Marriage is not sought because they already have close peers in which they get support and companionship from

Making a Commitment

Some people just do not want to be married

Having Children

Now that out-of-wedlock parenting and cohabitation are widely accepted, there is less pressure to get married

Fearing Divorce

Divorce and prolonged years of conflict between parents can have a negative effect on young adults perception of marriage

Being Healthy and Physically Attractive

Emotional and physical health and physical appearance appeal affect singlehood (ex. Nerdy guy wants popular girls, and he keeps going after them and getting denied so he will remain single instead of re-evaluating “his type”)

Like everything else, there are myths about singles that are widely used. Myths include:

  1. Singles are selfish and self-centered.
  2. Singles are well-off financially.
  3. Singles are usually lonely and miserable and want to marry.
  4. Singles are promiscuous or don’t get any sex.
  5. Singles’ children are doomed to a life of poverty as well as emotional and behavioral problems.
  6. Singles worry about growing old and dying alone.
  7. There’s something wrong with people who don’t marry.

Cohabitation is a living arrangement in which two unrelated people are not married but live together and are in a sexual relationship.
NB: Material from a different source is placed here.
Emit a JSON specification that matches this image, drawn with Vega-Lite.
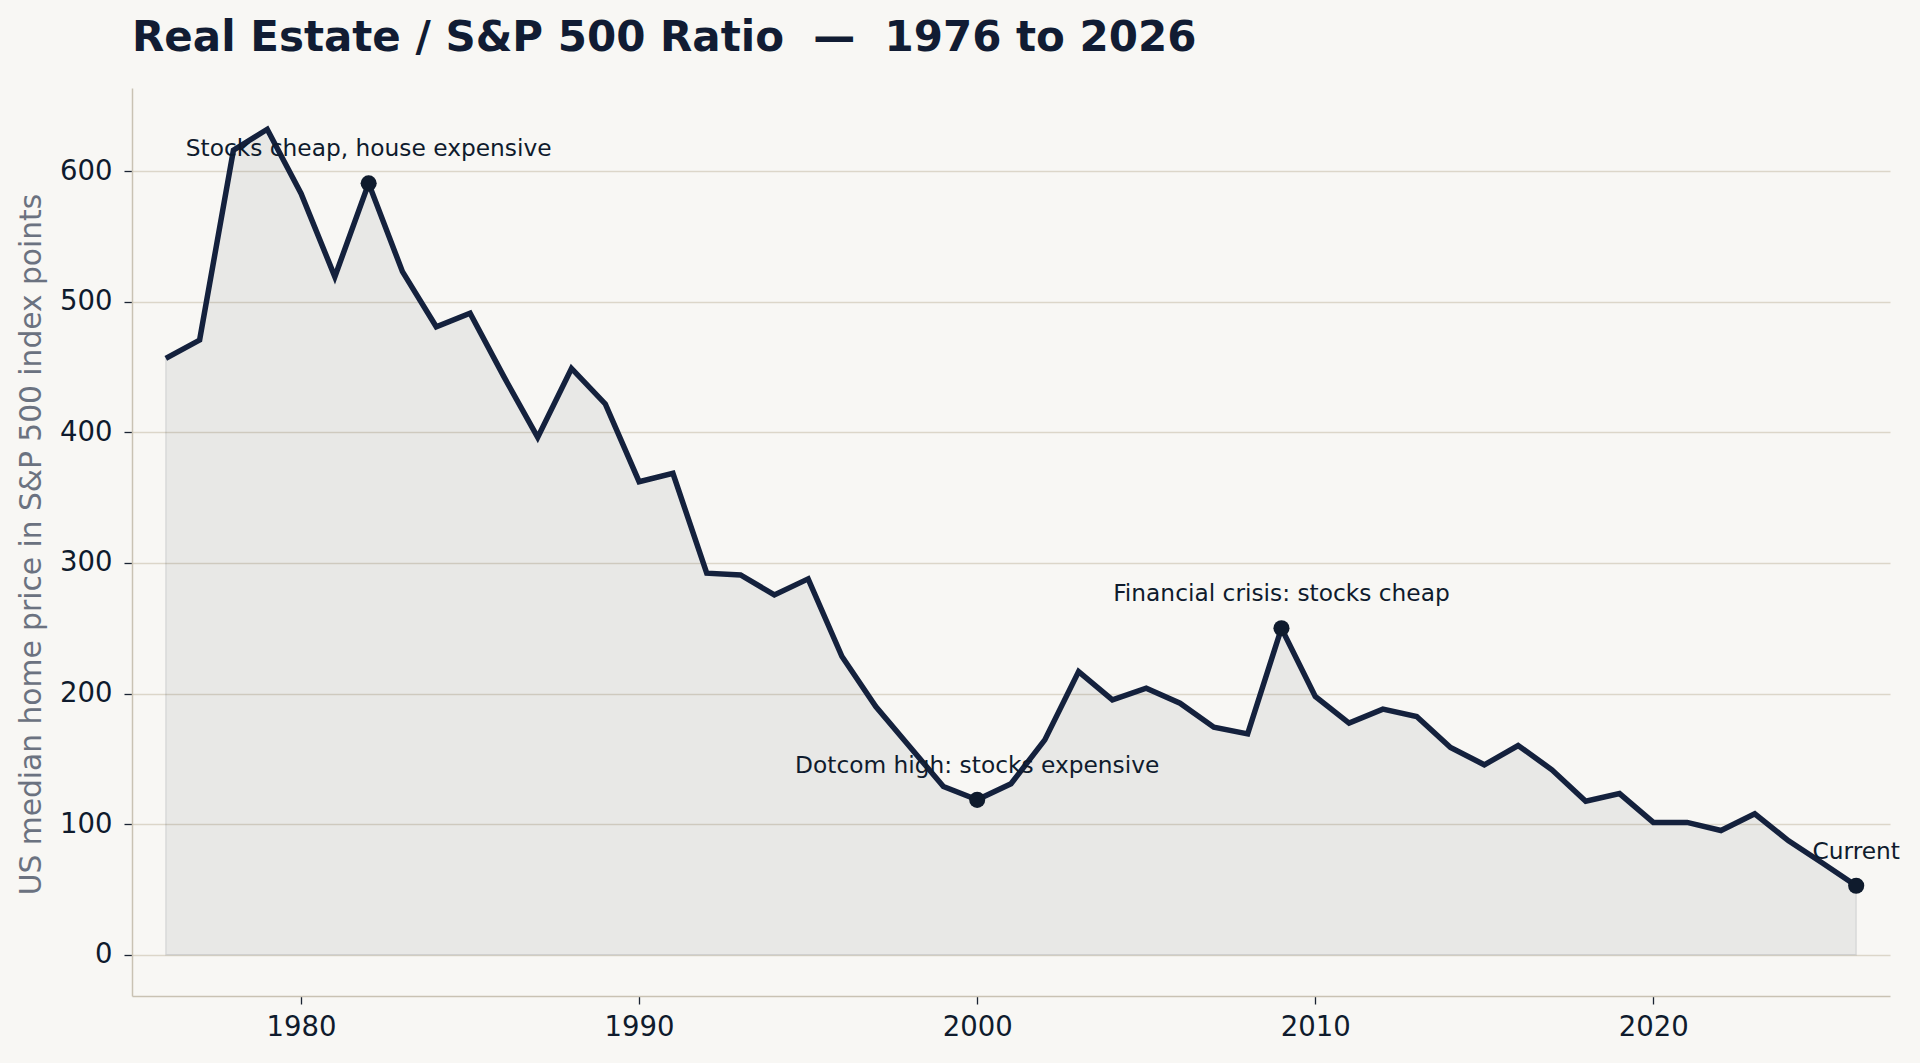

The amount of heterosexual cohabitating couples in America, as of 2010, is over 7 million. The acceptance of cohabitation had increased significantly. The book talks about four different types of cohabitation:

Dating Cohabitation – occurs when a couple who spends a great deal of time together eventually moves in together.

Premarital Cohabitation – the couple is testing the relationship before making the final commitment; may or may not be engaged, but they plan to marry.

Trial Marriage – the partners what to see what marriage would be like to be married; they are not worried about the relationship, but want to see if they can deal with the everyday problems that arrive in marriages

Substitute Marriage – a long term commitment between two people who do not plan on getting married

Cohabitants are mainly in their mid-30s to mid-40s. By the age of 30 half of all the U.D women have cohabitated. The highest rate of cohabitating is among American Indians/Native Americans and African Americans. Cohabitation is more common among people of lower educational and income levels. Religion is another factor in cohabitation; the more religious a person is, the less likely they are to cohabitate. Some cost and benefits of cohabitation are listed below.

Benefits
  • Couples have the emotional security of an intimate relationship
  • Partners can dissolve the relationship without legal problems, and they can leave abusive relationships more easily
  • Couples who postpone marriage have a lower likelihood of divorce
  • Can help people find out how much they really care about each other when they have to deal with unpleasant situations
  • May increase the chances of receiving care that is usually provided by a spouse (65 and older)
  • Do not have to deal with in-laws
  • Children can benefit from living with two adult earners, instead of a single mother
Costs
  • Partners may experience a loss of identity or feeling of being trapped
  • Women do more of the cooking and other household tasks in cohabitating relationships than married women
  • Weaker commitment in relationship
  • More negative behavior may be demonstrated after marriage
  • Dilutes intergenerational ties
  • U.S. laws do not specify a cohabitant’s responsibilities and rights

Gay and lesbian relationships are extremely similar to those of their heterosexual counterparts. They have common aspects such as love and commitment, power and division of labor, problems and conflicts, and racial variations.

New Things:

I did not know that there were so many different types of cohabitation. I thought people kind of just moved in with each other and that was that. I don't think put that much thinking (as far as the sociological reasoning) into deciding on whether they want to move in with someone.

Discussion:

I want to get the class' opinion on if they think that when a couple decides to move in with each other so they specifically think about why they are doing in and distinctly decide amongst themselves what type of cohabitation it will be? Or will is it more of an "I Love You, and I want you to move in with me" type of thing?